Leave out the pictures and copy every record exactly.
* start DATA EXTRACT *
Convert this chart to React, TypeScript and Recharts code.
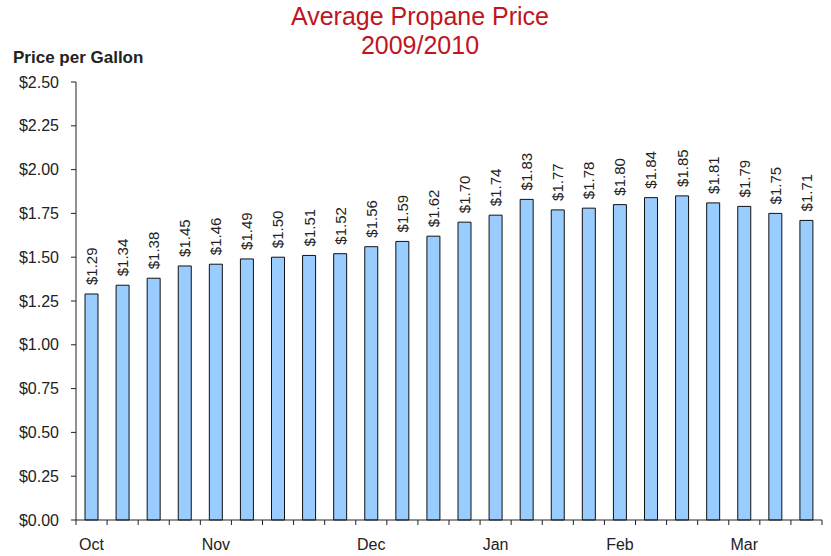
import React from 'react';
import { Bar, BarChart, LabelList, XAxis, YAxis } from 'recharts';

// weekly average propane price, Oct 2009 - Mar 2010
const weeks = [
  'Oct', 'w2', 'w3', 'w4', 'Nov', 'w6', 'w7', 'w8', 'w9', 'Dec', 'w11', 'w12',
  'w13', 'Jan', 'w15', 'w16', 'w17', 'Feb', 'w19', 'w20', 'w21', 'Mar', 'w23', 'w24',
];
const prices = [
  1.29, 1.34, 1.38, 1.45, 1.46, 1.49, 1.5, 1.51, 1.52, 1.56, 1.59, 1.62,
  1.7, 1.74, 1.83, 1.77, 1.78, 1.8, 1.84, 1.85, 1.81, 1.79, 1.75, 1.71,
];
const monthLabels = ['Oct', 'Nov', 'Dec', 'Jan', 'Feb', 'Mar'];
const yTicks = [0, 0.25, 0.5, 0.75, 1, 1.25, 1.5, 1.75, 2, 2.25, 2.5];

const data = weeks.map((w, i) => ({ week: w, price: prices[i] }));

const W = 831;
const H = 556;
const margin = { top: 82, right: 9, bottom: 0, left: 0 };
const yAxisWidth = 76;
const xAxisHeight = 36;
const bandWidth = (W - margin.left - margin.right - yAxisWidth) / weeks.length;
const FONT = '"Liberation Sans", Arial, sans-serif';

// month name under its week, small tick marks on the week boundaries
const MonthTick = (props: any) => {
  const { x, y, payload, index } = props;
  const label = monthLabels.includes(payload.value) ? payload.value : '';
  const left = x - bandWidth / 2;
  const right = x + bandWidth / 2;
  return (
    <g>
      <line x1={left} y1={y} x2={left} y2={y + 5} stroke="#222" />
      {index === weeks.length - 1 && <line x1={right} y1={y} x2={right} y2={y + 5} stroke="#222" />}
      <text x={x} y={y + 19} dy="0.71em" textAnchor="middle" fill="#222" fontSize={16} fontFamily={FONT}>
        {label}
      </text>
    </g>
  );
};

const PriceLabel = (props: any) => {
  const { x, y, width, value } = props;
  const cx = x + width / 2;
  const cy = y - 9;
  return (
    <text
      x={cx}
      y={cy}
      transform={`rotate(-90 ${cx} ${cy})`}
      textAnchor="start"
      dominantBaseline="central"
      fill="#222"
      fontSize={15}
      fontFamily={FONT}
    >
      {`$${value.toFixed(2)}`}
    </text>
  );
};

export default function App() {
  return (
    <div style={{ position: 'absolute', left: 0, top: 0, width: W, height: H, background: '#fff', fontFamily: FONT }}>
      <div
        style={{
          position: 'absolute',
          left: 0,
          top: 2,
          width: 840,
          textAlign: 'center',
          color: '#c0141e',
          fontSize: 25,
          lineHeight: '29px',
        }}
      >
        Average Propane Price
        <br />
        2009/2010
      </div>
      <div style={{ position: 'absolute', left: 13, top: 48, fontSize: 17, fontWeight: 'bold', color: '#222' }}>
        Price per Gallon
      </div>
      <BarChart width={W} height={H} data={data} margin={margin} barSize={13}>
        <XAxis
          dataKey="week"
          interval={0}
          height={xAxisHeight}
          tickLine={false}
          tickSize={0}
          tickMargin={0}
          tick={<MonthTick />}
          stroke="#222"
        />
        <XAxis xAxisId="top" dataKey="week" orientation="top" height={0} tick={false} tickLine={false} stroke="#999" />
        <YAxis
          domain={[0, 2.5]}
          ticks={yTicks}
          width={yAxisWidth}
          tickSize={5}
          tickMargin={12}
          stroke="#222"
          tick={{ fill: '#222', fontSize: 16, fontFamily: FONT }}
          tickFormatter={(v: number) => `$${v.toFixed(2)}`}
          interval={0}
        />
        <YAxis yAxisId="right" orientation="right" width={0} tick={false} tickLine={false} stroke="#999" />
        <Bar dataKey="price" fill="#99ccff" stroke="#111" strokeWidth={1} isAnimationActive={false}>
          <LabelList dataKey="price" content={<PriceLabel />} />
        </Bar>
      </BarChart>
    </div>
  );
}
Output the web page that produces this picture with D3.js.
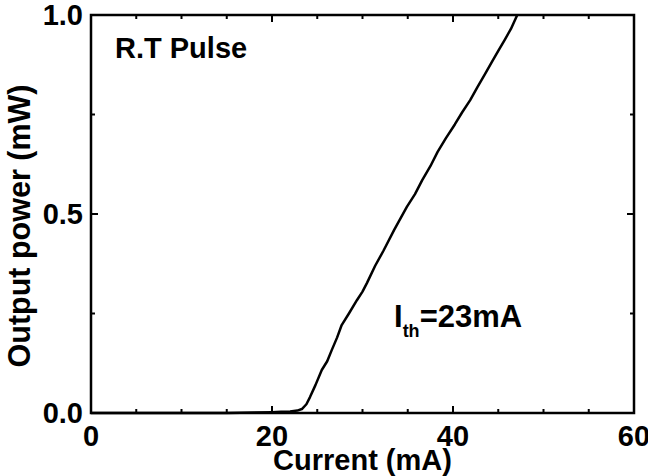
* end DATA EXTRACT *
- _FULL ANSWER_:
Convert this chart to React, TypeScript and Recharts code.
import React from 'react';
import { Bar, BarChart, LabelList, XAxis, YAxis } from 'recharts';

// weekly average propane price, Oct 2009 - Mar 2010
const weeks = [
  'Oct', 'w2', 'w3', 'w4', 'Nov', 'w6', 'w7', 'w8', 'w9', 'Dec', 'w11', 'w12',
  'w13', 'Jan', 'w15', 'w16', 'w17', 'Feb', 'w19', 'w20', 'w21', 'Mar', 'w23', 'w24',
];
const prices = [
  1.29, 1.34, 1.38, 1.45, 1.46, 1.49, 1.5, 1.51, 1.52, 1.56, 1.59, 1.62,
  1.7, 1.74, 1.83, 1.77, 1.78, 1.8, 1.84, 1.85, 1.81, 1.79, 1.75, 1.71,
];
const monthLabels = ['Oct', 'Nov', 'Dec', 'Jan', 'Feb', 'Mar'];
const yTicks = [0, 0.25, 0.5, 0.75, 1, 1.25, 1.5, 1.75, 2, 2.25, 2.5];

const data = weeks.map((w, i) => ({ week: w, price: prices[i] }));

const W = 831;
const H = 556;
const margin = { top: 82, right: 9, bottom: 0, left: 0 };
const yAxisWidth = 76;
const xAxisHeight = 36;
const bandWidth = (W - margin.left - margin.right - yAxisWidth) / weeks.length;
const FONT = '"Liberation Sans", Arial, sans-serif';

// month name under its week, small tick marks on the week boundaries
const MonthTick = (props: any) => {
  const { x, y, payload, index } = props;
  const label = monthLabels.includes(payload.value) ? payload.value : '';
  const left = x - bandWidth / 2;
  const right = x + bandWidth / 2;
  return (
    <g>
      <line x1={left} y1={y} x2={left} y2={y + 5} stroke="#222" />
      {index === weeks.length - 1 && <line x1={right} y1={y} x2={right} y2={y + 5} stroke="#222" />}
      <text x={x} y={y + 19} dy="0.71em" textAnchor="middle" fill="#222" fontSize={16} fontFamily={FONT}>
        {label}
      </text>
    </g>
  );
};

const PriceLabel = (props: any) => {
  const { x, y, width, value } = props;
  const cx = x + width / 2;
  const cy = y - 9;
  return (
    <text
      x={cx}
      y={cy}
      transform={`rotate(-90 ${cx} ${cy})`}
      textAnchor="start"
      dominantBaseline="central"
      fill="#222"
      fontSize={15}
      fontFamily={FONT}
    >
      {`$${value.toFixed(2)}`}
    </text>
  );
};

export default function App() {
  return (
    <div style={{ position: 'absolute', left: 0, top: 0, width: W, height: H, background: '#fff', fontFamily: FONT }}>
      <div
        style={{
          position: 'absolute',
          left: 0,
          top: 2,
          width: 840,
          textAlign: 'center',
          color: '#c0141e',
          fontSize: 25,
          lineHeight: '29px',
        }}
      >
        Average Propane Price
        <br />
        2009/2010
      </div>
      <div style={{ position: 'absolute', left: 13, top: 48, fontSize: 17, fontWeight: 'bold', color: '#222' }}>
        Price per Gallon
      </div>
      <BarChart width={W} height={H} data={data} margin={margin} barSize={13}>
        <XAxis
          dataKey="week"
          interval={0}
          height={xAxisHeight}
          tickLine={false}
          tickSize={0}
          tickMargin={0}
          tick={<MonthTick />}
          stroke="#222"
        />
        <XAxis xAxisId="top" dataKey="week" orientation="top" height={0} tick={false} tickLine={false} stroke="#999" />
        <YAxis
          domain={[0, 2.5]}
          ticks={yTicks}
          width={yAxisWidth}
          tickSize={5}
          tickMargin={12}
          stroke="#222"
          tick={{ fill: '#222', fontSize: 16, fontFamily: FONT }}
          tickFormatter={(v: number) => `$${v.toFixed(2)}`}
          interval={0}
        />
        <YAxis yAxisId="right" orientation="right" width={0} tick={false} tickLine={false} stroke="#999" />
        <Bar dataKey="price" fill="#99ccff" stroke="#111" strokeWidth={1} isAnimationActive={false}>
          <LabelList dataKey="price" content={<PriceLabel />} />
        </Bar>
      </BarChart>
    </div>
  );
}
Output the web page that produces this picture with D3.js.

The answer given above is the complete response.